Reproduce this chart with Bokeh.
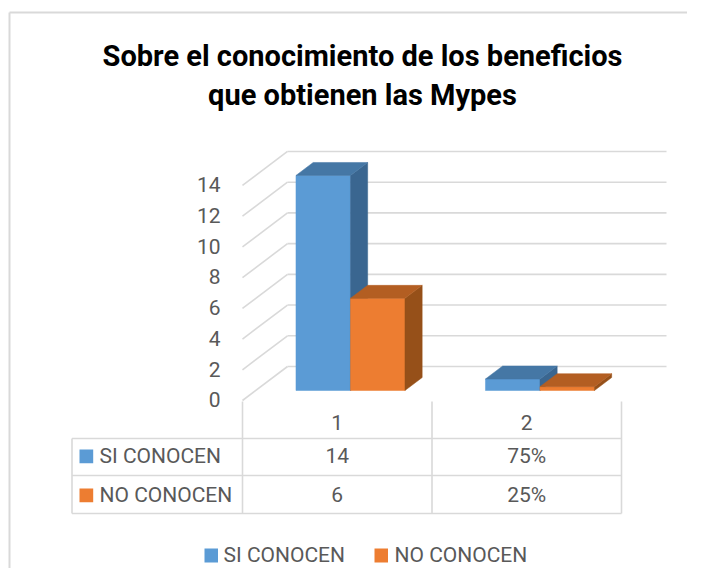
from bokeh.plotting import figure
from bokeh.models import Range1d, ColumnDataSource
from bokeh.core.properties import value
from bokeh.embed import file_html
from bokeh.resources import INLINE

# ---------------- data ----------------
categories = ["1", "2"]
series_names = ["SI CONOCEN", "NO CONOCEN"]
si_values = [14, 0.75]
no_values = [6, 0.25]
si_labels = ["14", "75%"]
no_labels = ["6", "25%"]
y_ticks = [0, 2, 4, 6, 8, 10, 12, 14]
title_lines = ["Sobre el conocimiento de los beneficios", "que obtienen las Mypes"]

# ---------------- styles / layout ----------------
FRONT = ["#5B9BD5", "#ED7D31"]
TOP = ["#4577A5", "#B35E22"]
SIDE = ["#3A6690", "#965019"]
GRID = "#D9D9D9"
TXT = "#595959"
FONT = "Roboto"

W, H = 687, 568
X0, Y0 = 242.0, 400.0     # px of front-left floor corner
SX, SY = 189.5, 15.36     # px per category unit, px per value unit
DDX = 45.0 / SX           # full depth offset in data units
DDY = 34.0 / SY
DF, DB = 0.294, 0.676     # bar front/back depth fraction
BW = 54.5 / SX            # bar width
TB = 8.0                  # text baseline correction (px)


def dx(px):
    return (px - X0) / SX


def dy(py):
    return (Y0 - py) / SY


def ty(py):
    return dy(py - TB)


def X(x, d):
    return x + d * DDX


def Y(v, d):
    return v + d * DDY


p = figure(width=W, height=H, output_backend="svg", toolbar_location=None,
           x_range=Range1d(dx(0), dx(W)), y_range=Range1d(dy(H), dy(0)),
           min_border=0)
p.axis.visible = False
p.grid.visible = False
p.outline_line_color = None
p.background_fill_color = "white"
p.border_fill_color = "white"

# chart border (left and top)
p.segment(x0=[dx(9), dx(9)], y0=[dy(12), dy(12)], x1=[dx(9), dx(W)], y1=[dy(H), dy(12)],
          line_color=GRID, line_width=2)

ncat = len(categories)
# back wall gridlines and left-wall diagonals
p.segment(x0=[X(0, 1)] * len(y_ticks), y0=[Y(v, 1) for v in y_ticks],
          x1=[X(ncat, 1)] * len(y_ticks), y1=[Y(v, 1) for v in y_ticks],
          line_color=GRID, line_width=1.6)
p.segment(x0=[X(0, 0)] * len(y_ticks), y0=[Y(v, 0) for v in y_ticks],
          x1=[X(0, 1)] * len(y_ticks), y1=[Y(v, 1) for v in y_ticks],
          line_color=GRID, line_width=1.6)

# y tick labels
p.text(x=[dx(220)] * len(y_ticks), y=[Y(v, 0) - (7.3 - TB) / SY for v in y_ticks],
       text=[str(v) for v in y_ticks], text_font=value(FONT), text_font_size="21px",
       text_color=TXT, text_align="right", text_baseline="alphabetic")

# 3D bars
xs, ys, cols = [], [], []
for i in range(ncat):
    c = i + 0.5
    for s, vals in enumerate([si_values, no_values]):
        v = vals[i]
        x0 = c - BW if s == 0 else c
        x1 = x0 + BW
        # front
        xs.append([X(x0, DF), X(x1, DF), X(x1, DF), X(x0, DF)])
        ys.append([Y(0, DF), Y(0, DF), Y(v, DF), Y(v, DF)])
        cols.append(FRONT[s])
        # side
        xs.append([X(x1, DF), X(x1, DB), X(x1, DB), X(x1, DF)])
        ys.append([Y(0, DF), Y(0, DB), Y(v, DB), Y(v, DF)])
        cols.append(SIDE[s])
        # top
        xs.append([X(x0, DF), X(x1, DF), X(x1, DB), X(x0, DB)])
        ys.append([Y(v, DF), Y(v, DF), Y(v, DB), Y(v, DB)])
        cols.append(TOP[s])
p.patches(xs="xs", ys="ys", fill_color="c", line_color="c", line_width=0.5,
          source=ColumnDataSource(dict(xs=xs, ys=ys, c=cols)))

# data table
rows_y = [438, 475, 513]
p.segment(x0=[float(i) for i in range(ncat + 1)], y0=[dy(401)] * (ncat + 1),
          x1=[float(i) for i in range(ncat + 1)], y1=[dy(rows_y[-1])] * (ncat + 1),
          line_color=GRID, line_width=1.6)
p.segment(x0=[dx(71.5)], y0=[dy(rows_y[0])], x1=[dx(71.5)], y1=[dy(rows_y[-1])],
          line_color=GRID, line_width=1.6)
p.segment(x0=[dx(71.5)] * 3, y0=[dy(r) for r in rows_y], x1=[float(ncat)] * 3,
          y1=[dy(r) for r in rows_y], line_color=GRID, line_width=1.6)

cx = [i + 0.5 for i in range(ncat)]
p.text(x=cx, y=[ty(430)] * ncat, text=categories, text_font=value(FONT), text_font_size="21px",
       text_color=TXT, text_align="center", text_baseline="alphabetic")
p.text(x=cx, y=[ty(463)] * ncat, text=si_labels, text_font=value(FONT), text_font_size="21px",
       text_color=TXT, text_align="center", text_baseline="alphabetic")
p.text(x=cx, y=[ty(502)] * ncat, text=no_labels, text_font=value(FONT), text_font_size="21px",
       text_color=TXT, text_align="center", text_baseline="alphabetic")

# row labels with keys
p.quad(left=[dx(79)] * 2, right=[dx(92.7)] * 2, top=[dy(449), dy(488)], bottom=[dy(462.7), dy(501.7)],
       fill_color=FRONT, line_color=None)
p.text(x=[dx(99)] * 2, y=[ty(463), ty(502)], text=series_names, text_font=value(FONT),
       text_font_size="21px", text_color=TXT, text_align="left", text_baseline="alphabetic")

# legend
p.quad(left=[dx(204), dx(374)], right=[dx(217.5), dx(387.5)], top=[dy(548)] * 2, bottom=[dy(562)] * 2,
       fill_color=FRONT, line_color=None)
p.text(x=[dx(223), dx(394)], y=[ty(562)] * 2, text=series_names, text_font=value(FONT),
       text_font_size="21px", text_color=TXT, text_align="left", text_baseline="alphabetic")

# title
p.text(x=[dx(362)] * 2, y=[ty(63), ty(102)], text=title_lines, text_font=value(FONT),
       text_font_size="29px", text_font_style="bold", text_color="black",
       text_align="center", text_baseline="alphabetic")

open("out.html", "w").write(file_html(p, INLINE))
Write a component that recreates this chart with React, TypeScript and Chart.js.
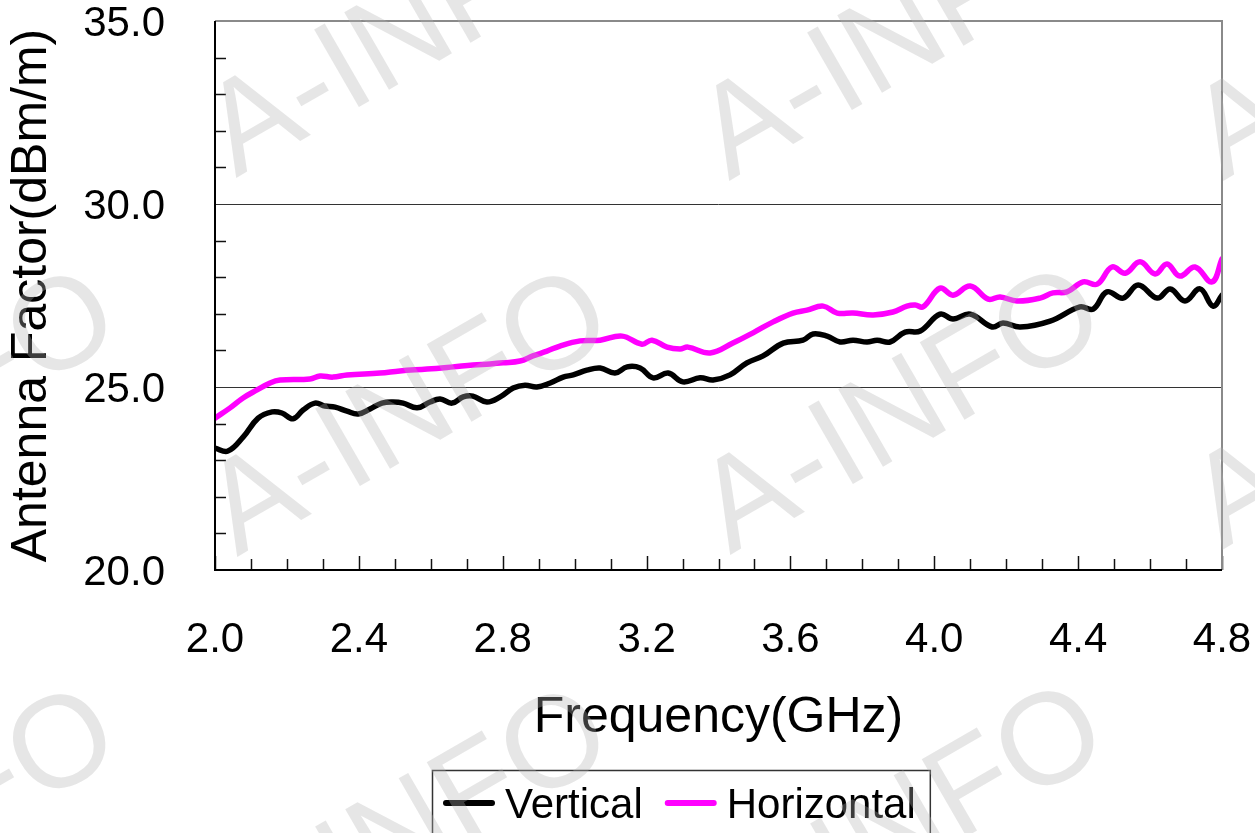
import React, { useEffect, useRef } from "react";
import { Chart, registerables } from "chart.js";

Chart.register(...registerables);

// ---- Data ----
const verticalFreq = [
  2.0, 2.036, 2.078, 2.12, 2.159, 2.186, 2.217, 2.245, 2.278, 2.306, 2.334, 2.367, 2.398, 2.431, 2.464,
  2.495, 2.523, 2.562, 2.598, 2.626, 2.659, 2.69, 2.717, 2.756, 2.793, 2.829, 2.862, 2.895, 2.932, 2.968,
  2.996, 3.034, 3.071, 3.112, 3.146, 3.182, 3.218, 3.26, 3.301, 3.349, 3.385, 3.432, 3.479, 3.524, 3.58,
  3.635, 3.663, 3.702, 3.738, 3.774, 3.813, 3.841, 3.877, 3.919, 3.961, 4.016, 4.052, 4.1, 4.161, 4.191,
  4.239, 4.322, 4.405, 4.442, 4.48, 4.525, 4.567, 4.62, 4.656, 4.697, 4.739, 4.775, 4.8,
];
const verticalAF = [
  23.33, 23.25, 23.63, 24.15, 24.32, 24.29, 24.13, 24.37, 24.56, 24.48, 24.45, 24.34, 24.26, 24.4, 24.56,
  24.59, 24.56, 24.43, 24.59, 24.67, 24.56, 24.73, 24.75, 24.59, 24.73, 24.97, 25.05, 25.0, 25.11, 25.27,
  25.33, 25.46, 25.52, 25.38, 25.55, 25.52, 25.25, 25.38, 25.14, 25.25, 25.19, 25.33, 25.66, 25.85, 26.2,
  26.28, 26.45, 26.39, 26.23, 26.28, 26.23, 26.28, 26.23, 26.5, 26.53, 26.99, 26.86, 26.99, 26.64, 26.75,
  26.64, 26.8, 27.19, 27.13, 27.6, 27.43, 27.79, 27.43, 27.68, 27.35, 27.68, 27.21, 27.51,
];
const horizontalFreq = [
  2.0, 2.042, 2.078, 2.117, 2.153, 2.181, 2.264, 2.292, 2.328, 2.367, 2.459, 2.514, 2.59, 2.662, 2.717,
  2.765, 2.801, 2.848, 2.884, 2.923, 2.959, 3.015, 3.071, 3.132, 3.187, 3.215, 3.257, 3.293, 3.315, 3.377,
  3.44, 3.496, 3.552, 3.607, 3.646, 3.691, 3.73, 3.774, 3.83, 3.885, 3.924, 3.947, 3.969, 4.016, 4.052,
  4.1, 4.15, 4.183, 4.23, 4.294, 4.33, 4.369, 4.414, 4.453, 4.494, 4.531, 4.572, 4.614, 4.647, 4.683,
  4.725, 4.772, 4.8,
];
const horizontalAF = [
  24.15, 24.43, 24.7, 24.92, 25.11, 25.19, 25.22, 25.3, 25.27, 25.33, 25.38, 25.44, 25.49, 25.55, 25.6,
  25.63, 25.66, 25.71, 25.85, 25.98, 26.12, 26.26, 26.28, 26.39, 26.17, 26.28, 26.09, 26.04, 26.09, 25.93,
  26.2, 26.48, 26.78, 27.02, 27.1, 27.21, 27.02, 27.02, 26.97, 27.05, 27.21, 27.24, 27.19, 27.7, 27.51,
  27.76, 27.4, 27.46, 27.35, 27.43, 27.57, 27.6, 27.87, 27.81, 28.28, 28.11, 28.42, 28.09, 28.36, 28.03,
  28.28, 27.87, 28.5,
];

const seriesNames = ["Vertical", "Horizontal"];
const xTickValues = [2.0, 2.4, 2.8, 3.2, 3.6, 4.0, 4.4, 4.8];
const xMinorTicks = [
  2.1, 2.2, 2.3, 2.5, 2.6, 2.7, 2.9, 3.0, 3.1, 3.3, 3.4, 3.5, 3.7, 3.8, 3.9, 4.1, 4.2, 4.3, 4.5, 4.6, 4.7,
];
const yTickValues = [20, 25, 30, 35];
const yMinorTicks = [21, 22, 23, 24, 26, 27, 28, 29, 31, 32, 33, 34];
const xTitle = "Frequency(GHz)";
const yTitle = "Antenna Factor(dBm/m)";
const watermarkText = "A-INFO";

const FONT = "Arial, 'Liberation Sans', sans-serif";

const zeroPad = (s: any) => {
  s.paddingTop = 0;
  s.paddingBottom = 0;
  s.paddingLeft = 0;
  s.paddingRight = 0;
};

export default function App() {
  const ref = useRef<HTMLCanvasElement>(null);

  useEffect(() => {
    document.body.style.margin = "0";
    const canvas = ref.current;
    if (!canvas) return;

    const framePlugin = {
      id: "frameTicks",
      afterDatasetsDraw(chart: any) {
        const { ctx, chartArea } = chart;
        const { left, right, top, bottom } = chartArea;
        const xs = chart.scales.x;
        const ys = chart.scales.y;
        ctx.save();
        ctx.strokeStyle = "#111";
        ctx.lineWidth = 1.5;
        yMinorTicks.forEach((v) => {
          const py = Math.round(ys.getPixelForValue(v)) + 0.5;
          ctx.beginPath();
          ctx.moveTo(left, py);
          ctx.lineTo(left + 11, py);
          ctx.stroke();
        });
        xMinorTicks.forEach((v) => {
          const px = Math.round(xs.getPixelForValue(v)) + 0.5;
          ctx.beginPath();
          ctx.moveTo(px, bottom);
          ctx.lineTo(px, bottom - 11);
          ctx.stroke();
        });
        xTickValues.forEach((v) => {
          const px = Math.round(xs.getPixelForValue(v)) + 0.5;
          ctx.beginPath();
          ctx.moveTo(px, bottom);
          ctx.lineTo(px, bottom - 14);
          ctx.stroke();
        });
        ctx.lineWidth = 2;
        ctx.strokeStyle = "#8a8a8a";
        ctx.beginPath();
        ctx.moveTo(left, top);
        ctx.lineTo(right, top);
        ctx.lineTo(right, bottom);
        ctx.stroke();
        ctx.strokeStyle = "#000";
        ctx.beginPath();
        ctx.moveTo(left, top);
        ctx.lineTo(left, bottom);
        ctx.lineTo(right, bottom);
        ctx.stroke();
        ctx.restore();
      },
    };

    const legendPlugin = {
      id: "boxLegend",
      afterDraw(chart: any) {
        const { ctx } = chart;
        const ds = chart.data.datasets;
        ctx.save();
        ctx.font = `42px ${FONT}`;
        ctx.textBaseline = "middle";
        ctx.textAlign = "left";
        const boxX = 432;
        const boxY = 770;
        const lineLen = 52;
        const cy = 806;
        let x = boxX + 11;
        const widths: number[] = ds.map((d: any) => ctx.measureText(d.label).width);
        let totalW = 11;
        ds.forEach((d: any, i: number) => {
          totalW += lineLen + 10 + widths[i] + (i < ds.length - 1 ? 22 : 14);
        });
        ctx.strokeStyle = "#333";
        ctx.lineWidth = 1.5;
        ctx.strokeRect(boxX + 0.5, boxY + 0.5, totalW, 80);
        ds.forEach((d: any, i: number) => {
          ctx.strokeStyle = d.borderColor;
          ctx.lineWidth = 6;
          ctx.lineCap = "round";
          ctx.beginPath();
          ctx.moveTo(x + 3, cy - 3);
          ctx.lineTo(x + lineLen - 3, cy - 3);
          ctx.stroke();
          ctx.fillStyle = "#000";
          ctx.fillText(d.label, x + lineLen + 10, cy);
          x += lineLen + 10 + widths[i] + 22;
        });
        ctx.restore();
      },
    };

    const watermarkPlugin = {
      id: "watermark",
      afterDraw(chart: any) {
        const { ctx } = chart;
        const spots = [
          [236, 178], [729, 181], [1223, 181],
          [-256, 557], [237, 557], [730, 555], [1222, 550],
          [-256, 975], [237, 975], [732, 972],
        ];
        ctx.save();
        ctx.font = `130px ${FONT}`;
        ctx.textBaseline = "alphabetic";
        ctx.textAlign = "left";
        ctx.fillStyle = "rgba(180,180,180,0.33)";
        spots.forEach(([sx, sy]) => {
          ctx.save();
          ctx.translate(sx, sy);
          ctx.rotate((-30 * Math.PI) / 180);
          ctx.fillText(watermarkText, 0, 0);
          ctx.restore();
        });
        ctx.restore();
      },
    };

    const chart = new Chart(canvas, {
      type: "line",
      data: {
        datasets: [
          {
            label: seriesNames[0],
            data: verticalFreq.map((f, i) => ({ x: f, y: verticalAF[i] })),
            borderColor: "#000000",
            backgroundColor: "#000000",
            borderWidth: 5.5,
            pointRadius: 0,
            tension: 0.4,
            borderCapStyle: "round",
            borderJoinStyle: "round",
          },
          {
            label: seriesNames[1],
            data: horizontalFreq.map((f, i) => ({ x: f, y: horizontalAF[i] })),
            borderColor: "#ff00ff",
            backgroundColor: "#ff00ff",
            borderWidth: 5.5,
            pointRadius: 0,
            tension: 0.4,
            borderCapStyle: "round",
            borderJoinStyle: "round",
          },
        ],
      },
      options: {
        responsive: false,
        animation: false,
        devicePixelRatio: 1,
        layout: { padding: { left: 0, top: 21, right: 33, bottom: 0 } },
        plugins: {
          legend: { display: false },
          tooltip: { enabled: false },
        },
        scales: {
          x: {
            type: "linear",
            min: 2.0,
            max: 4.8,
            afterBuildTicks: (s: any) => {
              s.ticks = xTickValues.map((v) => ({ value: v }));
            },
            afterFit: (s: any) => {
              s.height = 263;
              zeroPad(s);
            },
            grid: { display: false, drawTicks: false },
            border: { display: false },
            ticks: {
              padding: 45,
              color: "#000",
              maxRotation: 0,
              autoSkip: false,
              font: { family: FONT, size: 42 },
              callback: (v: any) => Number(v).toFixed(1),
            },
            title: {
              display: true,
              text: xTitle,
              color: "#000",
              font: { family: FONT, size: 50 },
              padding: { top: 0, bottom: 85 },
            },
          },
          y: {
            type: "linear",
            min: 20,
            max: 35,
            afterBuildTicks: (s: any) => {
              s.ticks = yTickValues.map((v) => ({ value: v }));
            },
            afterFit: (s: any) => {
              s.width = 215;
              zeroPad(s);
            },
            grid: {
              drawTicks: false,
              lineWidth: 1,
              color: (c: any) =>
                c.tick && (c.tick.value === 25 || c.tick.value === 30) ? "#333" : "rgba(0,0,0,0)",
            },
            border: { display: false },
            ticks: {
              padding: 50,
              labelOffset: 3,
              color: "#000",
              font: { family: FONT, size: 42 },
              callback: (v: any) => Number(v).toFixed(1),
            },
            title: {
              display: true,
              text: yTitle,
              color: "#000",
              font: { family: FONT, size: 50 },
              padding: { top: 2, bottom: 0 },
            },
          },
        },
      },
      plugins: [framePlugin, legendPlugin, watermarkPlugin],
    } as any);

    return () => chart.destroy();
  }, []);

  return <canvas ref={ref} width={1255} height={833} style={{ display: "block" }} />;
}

• DIRECTION
Write out the lines from the one containing "Write a component" down to the one containing "Chart.register(...registerables);", both included, exactly as they appear. Leave out any pictures.

• THE REPLY
Write a component that recreates this chart with React, TypeScript and Chart.js.
import React, { useEffect, useRef } from "react";
import { Chart, registerables } from "chart.js";

Chart.register(...registerables);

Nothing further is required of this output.